In the face of the recently instated Sexual Violence Policy Act, the University of Toronto has released its new Sexual Violence Policy draft. Key changes to the way assault and harassment have been handled in the past include the introduction of the Sexual Violence and Prevention Centre, which will serve as a centralized and standardized system for reporting, triage, and support.
It appears the University has made an effort to be transparent about its new policies. The draft is easy to follow with minimal legal jargon to wade through. The full document can be found through the Provost’s website.

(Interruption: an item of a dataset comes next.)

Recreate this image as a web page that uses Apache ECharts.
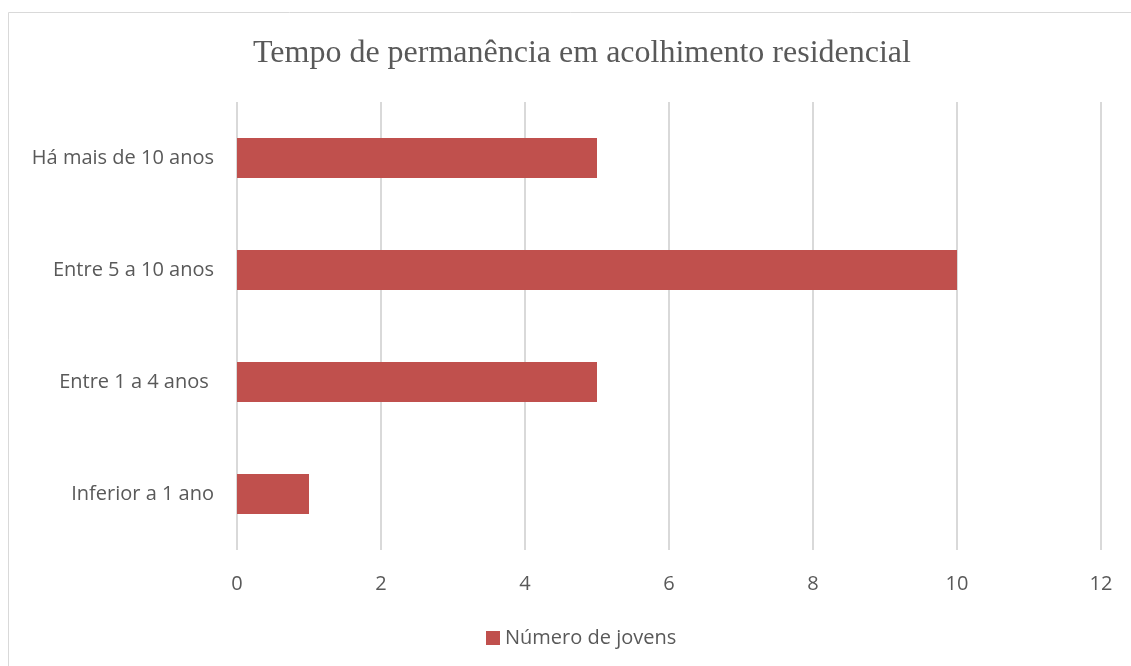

Rules regarding whose jurisdiction off-campus assaults fall under have historically been debated, often leaving them unreported and unresolved. Now, if a member of the University of Toronto community (that is to say student, staff, or employee) has been the victim of lewd messages or a blitz of harassing comments by another member of the community, the incident will fall under the sexual violence policy, with corresponding support and retributions.
Furthermore, there will be no tolerance for any form of social media attack or criticism against someone who has launched a report, with sanctioning being among the consequences.
The policy makes clear distinction that Disclosure and Reporting are entirely different, and do not necessarily coincide with each other. While they are both facilitated by the Centre, “Disclosure is the sharing of information by an individual with a Member of the University Community regarding an Incident of Sexual Violence experienced by that individual”. There is to be no pressure to file a report against an assailant. As the report outlines, the priority is support, counselling and accommodation for the victim.
On the other hand, the draft defines Reporting as “the sharing of information by an individual with a designated Member of the University Community regarding an Incident of Sexual Violence experienced by that individual, with the intention of initiating one of the processes set out in this Policy, which could result in a disciplinary action being taken against the Member of the University Community alleged to have committed Sexual Violence”. If a Report is filed, the Centre will take every measure to ensure minimal requirement for verbal repetition of the incident, minimizing the rehashing of trauma, which can be very taxing for those who have been assaulted.
A heavy emphasis has been put on confidentially. As reflected in the draft’s repeated mentions of a “reminder as to the ‘Confidentiality and Privacy’ provisions of the Policy”, risk of information reaching those who are not concerned in the situation significantly minimized. As the draft states: “The University will treat Disclosure and Reporting of an Incident of Sexual Violence in a confidential manner and in accordance with the Freedom of Information and Protection of Privacy Act”. Essentially, this means, provided that withholding information does not pose conceivable danger, whoever has been confided in is not permitted to share the details of what they have been told. The policy states that though a member of the University community may consult with the Centre regarding a situation that has been disclosed to them, they are forbidden from revealing any personal details unless authorised by the person who has confided in them. Similarly, counsellors at the Centre are to keep all information private.
In her article for Time entitled “Why Victims of Rape in College Don’t Report to the Police”, Eliza Gray cites that victims “know that reporting rape comes with a social risk, especially when the perpetrator is someone they know”. She refers to a study done in 2007, in which 42% of the “physically forced” victims who did not report the incident to the police said it was because they “did not want anyone to know”. The policy’s heavy emphasis on confidentiality means that now people can ask for help without the fear of unwanted information getting out—unless of course the implications of the information would indicate a risk to themselves or others.
The policy is to be reviewed every three years in order to adapt and better attend to the needs of the community. Ideally, it is the hope that nobody will find themselves in a situation where these services are required. Nevertheless, it is encouraging and important that the University has made some tremendous steps forward in the ways it plans to deal with sexual violence, both on and off-campus.